How does the link status flag in memory relate to the switchtec registers?

Logan

ghost commented 5 years ago

Hi Logan,

Sorry for the unclear description. The issue is Step1: Load ntb, switchtec, ntb_hw_switchtec, ntb_transport and ntb_netdev modules on host. Step2: Load ntb, switchtec, ntb_hw_switchtec, ntb_transport and ntb_netdev modules on peer host. Step3: Host receives the link force down message from peer host. ntb_hw_switchteck module calls config_rsvd_lut_win() to reconfigure the shared memory window. Step4: At same time, host receives the check link message from peer host. ntb_hw_switchtec module calls switchtec_ntb_check_link() and set flag link_is_up to 1. Step5: ntb_transport module call switchtec_ntb_mw_set_trans() to configures the transport MW. Step6: Because of the function switchtec_ntb_part_op(LOCK) fails, the switchtec_ntb_mw_set_trans() would not set up the transport MW.

The reason is When function config_rsvd_lut_win() calls switchtec_ntb_part_op() to reconfigure the shared memory window, the function switchtec_ntb_mw_set_trans() calls switchtec_ntb_part_op() to configure the transport memory window. But Switchtec uses same registers to set up LUT window and transport window.

To fix it, we needs the link_is_up flag be 0 before the shared memory window is reconfigured.

Thanks Joey

lsgunth commented 5 years ago

Ah, I see. More of that needs to be in the commit message.

In this case you haven't fixed the problem. You've just made the race less likely. If you have two threads running nothing says the second thread doesn't do the check just before the first thread sets the flag. We either need to use a lock or make sure all the link status checking stuff happens in the same work queue (I think the second choice is better).
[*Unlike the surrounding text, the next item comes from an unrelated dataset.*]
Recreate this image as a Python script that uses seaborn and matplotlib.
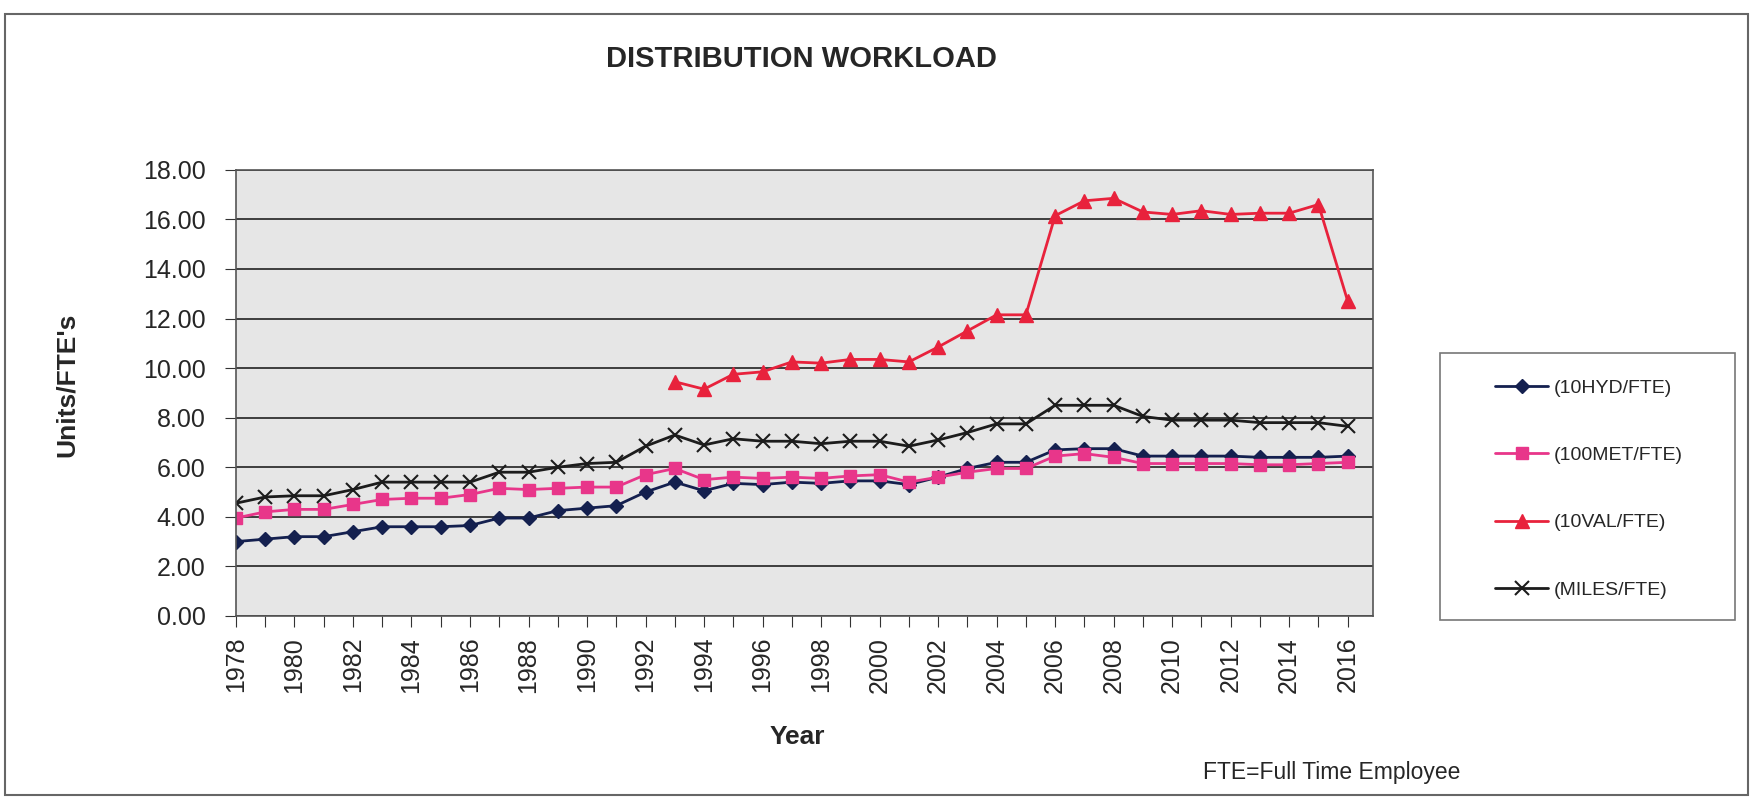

If we make check_link_status the work item and remove the work item for force link down it should probably fix this problem.

ghost commented 5 years ago

Hi Logan,

Thanks for the review and comments. I updated the code and commit message. Please help to review it again. In this update, we put all the link status checking stuff in the same work queue. I tested it and It can work.

Regards Joey

wesleywesley commented 5 years ago

System work queue has no promise on the latter work item be executed after the former is done. So there is a case, when the reconfigure lut in progress by first work item, the second one had started to check link state and finally into link up state, sending link up notify to peer. Followed Peer will write the spad, which is part of the self shared lut now in configuring, data lost happen in this case. The result of data lost is to read peer wrote data, 0 will return.

lsgunth commented 5 years ago

Hmmm, it might work if instead of storing a message in sndev, you store the requested link state and a flag to indicate whether a force has occurred.

ghost commented 5 years ago

Hi Logan,

Thanks for the review and suggestion. I add a new message type (MSG_RETRY) to fix this issue. Please help to review it.

Regards Joey

lsgunth commented 5 years ago

Huh? I don't know how you got that adding a message type was the solution.... I mean to store state required for the work queue, and not the message itself. We're trying to avoid the situation caused by dropped messages.

ghost commented 5 years ago

Oh, I see. Thank you very much. I updated it, but there is another issue on ntb_transport. The ntb_transport_link_work would be canceled by ntb_transport_cleanup_work. The ntb_transport_probe() called the ntb_link_enable() and ntb_link_event().

Regards Joey

wesleywesley commented 5 years ago

Is there a contradiction? read peers shared memory while the lut is in configuring: The force link down trigged rsvd LUT 0 configuration take long time(~= .1s by print) but in the procedure of the rsvd LUT 0 config for peer before finish, the peer have started to run enable link, check link, use the LUT 0 to read peer's shared memory(for shared link_sta)

wesleywesley commented 5 years ago

when test with this version, found 2 issues:

  1. the peer do not write the Remote version by write peer spad function, which lead to the host received force link down message, stuck in keep checking the remove version
  2. the peer send 3 messages (force link down, link up, link check), but only 2 work item executed
ghost commented 5 years ago

@wesleywesley The reason of issue 1 is the ntb_transport_link_work canceled by ntb_transport_cleanup_work. For the issue 2, the link up work is not be executed.

Thanks Joey

wesleywesley commented 5 years ago

@JoeyZhang-Microsemi Let's say host A: receiver and host B: sender of FORCE LINK DOWN message

  1. For issue 1, A is keeping stuck in waiting B's peer spad write when the value of "remote version" stay 0 the questions need to get clear are: 1a.1: what kind of corner case(probably introduce in this patch when convey link up/down status info to upper lever ntb client: from combination/cooperate of ntb callbacks ops "enable link", "link is up", and ntbhw's link state state machine by the work items), lead to transport driver cancel ntb_transport_link_work? 1a.2: even the ntb_transport_link_work is canceled, but transport should schedule the work back again when ntbhw call ntb_link_event, but here not.

  2. For issue 2, 3 work item scheduled, by only 2 executed, what's the reason?

regards, Wesley

ghost commented 5 years ago

@wesleywesley For issue 1, I have fixed it. The NTB API ntb_link_enable() should be set the flag ntb_is_up when it returns. For issue 2, I did not know the reason. But we call schedule_work() twice in very short time. It may be the reason.

Please help to review the change.

ghost commented 5 years ago

@lsgunth Thanks for the comments. I updated the code. Because the NTB API ntb_link_enable() needs update the flag link_is_up before it returns. In the change, the switchtec_ntb_link_enable/disable() directly call the link state checking stuff.

wesleywesley commented 5 years ago

@JoeyZhang-Microsemi had tested on both xlink and non-xlink NTB setup w/o issue, merged into devel.